From the Book Jacket: Mean Jean was Recess Queen and nobody said any different. Nobody swung until Mean Jean swung. Nobody kicked until Mean Jean kicked. Nobody bounced until Mean Jean bounced. If kids ever crossed her, she'd push 'em and smoosh 'em, lollapaloosh 'em, hammer 'em, slammer 'em, kitz and kajammer 'em...until a new kid came to school...

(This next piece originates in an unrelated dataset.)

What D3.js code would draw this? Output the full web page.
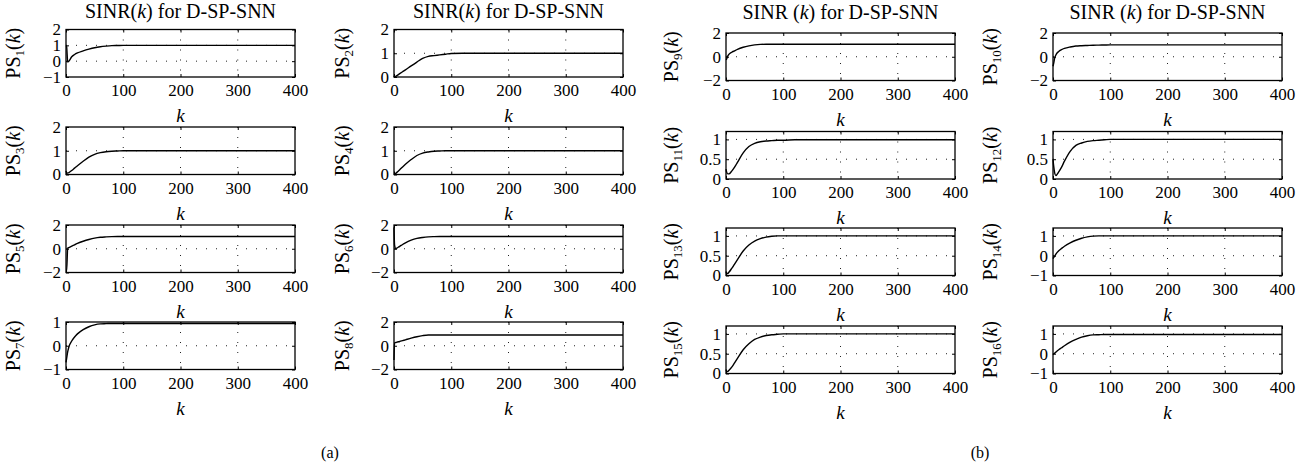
<!DOCTYPE html>
<html>
<head>
<meta charset="utf-8">
<script src="https://cdn.jsdelivr.net/npm/d3@7"></script>
<style>
body { margin: 0; background: #fff; }
svg text { font-family: "Liberation Serif", "Times New Roman", serif; fill: #000; }
</style>
</head>
<body>
<svg id="chart" width="1310" height="465"></svg>
<script>
"use strict";

// sample points k (shared by every series)
var kSteps = [0, 1, 3, 5, 10, 15, 20, 30, 40, 50, 60, 70, 80, 90, 100, 120, 400];

var ps1  = [1.0, 0.95, -0.05, 0.0, 0.28, 0.42, 0.52, 0.65, 0.76, 0.85, 0.91, 0.95, 0.98, 0.99, 1.0, 1.0, 1.0];
var ps2  = [0.05, 0.0, 0.03, 0.06, 0.14, 0.22, 0.3, 0.47, 0.63, 0.78, 0.87, 0.9, 0.93, 0.96, 0.99, 1.0, 1.0];
var ps3  = [0.15, 0.08, 0.06, 0.08, 0.17, 0.27, 0.37, 0.56, 0.73, 0.85, 0.92, 0.96, 0.98, 0.99, 1.0, 1.0, 1.0];
var ps4  = [0.02, 0.02, 0.05, 0.09, 0.2, 0.32, 0.43, 0.63, 0.8, 0.9, 0.95, 0.98, 0.99, 1.0, 1.0, 1.0, 1.0];
var ps5  = [-1.9, -1.9, 0.05, 0.1, 0.22, 0.33, 0.45, 0.63, 0.78, 0.9, 0.97, 1.0, 1.02, 1.03, 1.03, 1.03, 1.03];
var ps6  = [1.8, 0.3, 0.0, 0.06, 0.2, 0.36, 0.5, 0.72, 0.87, 0.95, 1.0, 1.02, 1.03, 1.03, 1.03, 1.03, 1.03];
var ps7  = [-0.7, -0.55, -0.25, -0.05, 0.2, 0.37, 0.5, 0.68, 0.8, 0.88, 0.92, 0.93, 0.94, 0.94, 0.94, 0.94, 0.94];
var ps8  = [-1.2, 0.25, 0.27, 0.3, 0.36, 0.43, 0.5, 0.64, 0.76, 0.85, 0.9, 0.9, 0.9, 0.9, 0.9, 0.9, 0.9];
var ps9  = [-0.25, -0.2, 0.05, 0.2, 0.38, 0.5, 0.62, 0.8, 0.92, 1.0, 1.04, 1.05, 1.05, 1.05, 1.05, 1.05, 1.05];
var ps10 = [-0.8, -0.6, -0.1, 0.15, 0.45, 0.6, 0.7, 0.82, 0.9, 0.93, 0.95, 0.97, 0.98, 0.99, 1.0, 1.0, 1.0];
var ps11 = [0.25, 0.18, 0.13, 0.13, 0.2, 0.3, 0.42, 0.66, 0.82, 0.9, 0.94, 0.96, 0.97, 0.98, 0.98, 0.99, 0.99];
var ps12 = [0.5, 0.35, 0.15, 0.09, 0.18, 0.3, 0.45, 0.7, 0.85, 0.91, 0.95, 0.97, 0.98, 0.99, 1.0, 1.0, 1.0];
var ps13 = [0.1, 0.06, 0.05, 0.08, 0.18, 0.29, 0.4, 0.62, 0.77, 0.87, 0.93, 0.97, 0.99, 1.0, 1.0, 1.0, 1.0];
var ps14 = [-0.15, -0.1, -0.02, 0.08, 0.25, 0.37, 0.48, 0.65, 0.78, 0.88, 0.95, 0.99, 1.0, 1.0, 1.0, 1.0, 1.0];
var ps15 = [0.1, 0.06, 0.05, 0.08, 0.16, 0.27, 0.38, 0.6, 0.75, 0.86, 0.92, 0.96, 0.98, 0.99, 1.0, 1.0, 1.0];
var ps16 = [-0.05, -0.02, 0.03, 0.08, 0.2, 0.3, 0.4, 0.58, 0.72, 0.84, 0.91, 0.95, 0.96, 0.97, 0.97, 0.97, 0.97];

var series = [ps1, ps2, ps3, ps4, ps5, ps6, ps7, ps8, ps9, ps10, ps11, ps12, ps13, ps14, ps15, ps16];

var xTicks = [0, 100, 200, 300, 400];
var yDomains = [
	[-1, 2], [0, 2], [0, 2], [0, 2], [-2, 2], [-2, 2], [-1, 1], [-2, 2],
	[-2, 2], [-2, 2], [0, 1.2], [0, 1.2], [0, 1.2], [-1, 1.4], [0, 1.2], [-1, 1.4]
];
var yTicks = [
	[-1, 0, 1, 2], [0, 1, 2], [0, 1, 2], [0, 1, 2], [-2, 0, 2], [-2, 0, 2], [-1, 0, 1], [-2, 0, 2],
	[-2, 0, 2], [-2, 0, 2], [0, 0.5, 1], [0, 0.5, 1], [0, 0.5, 1], [-1, 0, 1], [0, 0.5, 1], [-1, 0, 1]
];

// layout
var colLeft = [66, 394, 726, 1053];
var labelX = [20, 349, 678, 997];
var rowTopA = [29.5, 127, 225, 322];
var rowTopB = [33, 131.5, 228, 326];
var plotW = 229, plotH = 47.5;
var serif = "Liberation Serif, Times New Roman, serif";

var svg = d3.select("#chart");

function fmt(d) {
	return (d < 0 ? "\u2212" : "") + Math.abs(d);
}

function drawPanel(i) {
	var col, row;
	if (i < 8) {
		col = i % 2; row = Math.floor(i / 2);
	} else {
		col = 2 + (i - 8) % 2; row = Math.floor((i - 8) / 2);
	}
	var x0 = colLeft[col];
	var y0 = (col < 2 ? rowTopA : rowTopB)[row];

	var x = d3.scaleLinear().domain([0, 400]).range([0, plotW]);
	var y = d3.scaleLinear().domain(yDomains[i]).range([plotH, 0]);

	var g = svg.append("g").attr("transform", "translate(" + x0 + "," + y0 + ")");

	// dotted grid
	g.append("g").selectAll("line").data(xTicks.slice(1, -1)).join("line")
		.attr("x1", function(d) { return x(d); }).attr("x2", function(d) { return x(d); })
		.attr("y1", 0).attr("y2", plotH)
		.attr("stroke", "#222").attr("stroke-width", 1).attr("stroke-dasharray", "1,9");
	g.append("g").selectAll("line")
		.data(yTicks[i].filter(function(d) { return d > yDomains[i][0] && d < yDomains[i][1]; }))
		.join("line")
		.attr("x1", 0).attr("x2", plotW)
		.attr("y1", function(d) { return y(d); }).attr("y2", function(d) { return y(d); })
		.attr("stroke", "#222").attr("stroke-width", 1).attr("stroke-dasharray", "1,9");

	// axes, ticks pointing inward
	var bottom = g.append("g").attr("transform", "translate(0," + plotH + ")")
		.call(d3.axisBottom(x).tickValues(xTicks).tickSize(-3).tickPadding(7).tickFormat(fmt));
	var top = g.append("g")
		.call(d3.axisTop(x).tickValues(xTicks).tickSize(-3).tickFormat(""));
	var left = g.append("g")
		.call(d3.axisLeft(y).tickValues(yTicks[i]).tickSize(-3).tickPadding(5).tickFormat(fmt));
	var right = g.append("g").attr("transform", "translate(" + plotW + ",0)")
		.call(d3.axisRight(y).tickValues(yTicks[i]).tickSize(-3).tickFormat(""));
	[bottom, top, left, right].forEach(function(a) {
		a.select(".domain").remove();
		a.attr("font-family", serif).attr("font-size", 17);
		a.selectAll("text").attr("font-family", serif).attr("font-size", 17).attr("fill", "#000");
		a.selectAll("line").attr("stroke", "#000").attr("stroke-width", 1);
	});

	// curve
	var line = d3.line()
		.x(function(d) { return x(d[0]); })
		.y(function(d) { return y(d[1]); })
		.curve(d3.curveMonotoneX);
	g.append("path")
		.datum(d3.zip(kSteps, series[i]))
		.attr("d", line)
		.attr("fill", "none")
		.attr("stroke", "#000")
		.attr("stroke-width", 1.4);

	// box
	g.append("rect").attr("width", plotW).attr("height", plotH)
		.attr("fill", "none").attr("stroke", "#000").attr("stroke-width", 1.3);

	// x label
	g.append("text").attr("x", plotW / 2).attr("y", plotH + 45)
		.attr("text-anchor", "middle").attr("font-size", 19)
		.attr("font-style", "italic").text("k");

	// y label PS_n(k)
	var yl = svg.append("text")
		.attr("transform", "translate(" + labelX[col] + "," + (y0 + plotH / 2) + ") rotate(-90)")
		.attr("text-anchor", "middle").attr("font-size", 20);
	yl.append("tspan").text("PS");
	yl.append("tspan").attr("font-size", 13).attr("dy", 4).text(i + 1);
	yl.append("tspan").attr("dy", -4).text("(");
	yl.append("tspan").attr("font-style", "italic").text("k");
	yl.append("tspan").text(")");

	// titles on first row
	if (row === 0) {
		var t = svg.append("text")
			.attr("x", x0 + plotW / 2).attr("y", col < 2 ? 18 : 19)
			.attr("text-anchor", "middle").attr("font-size", 20);
		t.append("tspan").text(col < 2 ? "SINR(" : "SINR (");
		t.append("tspan").attr("font-style", "italic").text("k");
		t.append("tspan").text(") for D-SP-SNN");
	}
}

for (var i = 0; i < series.length; i++) {
	drawPanel(i);
}

svg.append("text").attr("x", 330).attr("y", 458).attr("text-anchor", "middle")
	.attr("font-size", 16).text("(a)");
svg.append("text").attr("x", 980).attr("y", 458).attr("text-anchor", "middle")
	.attr("font-size", 16).text("(b)");
</script>
</body>
</html>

Why It's On My Bookshelf: Trying to find books dealing with bullying in younger grades is often a frustration of mine, until I discovered The Recess Queen. The little girl on the cover looks like the meanest baddest bully you have ever seen. Based on the title and the cover illustration alone, I was sold. As I read through the story at home, I was expecting the book to teach strategies on how to deal with mean behavior at recess. But, The Recess Queen uses a different take on bullying. The strategy is to turn the bully into a friend (and we all know how hard it is to respect someone when they are disrespecting you) with kindness. Yes, there is a moment of standing up for oneself during the story, but it ends with kindness. I really appreciate the author using another child to turn Mean Jean's behavior around. It's been impactful in our K-2 grades. The illustrations are awesome and the kids love all the rhyming. I suggest this book to help children see the bully through a different perspective.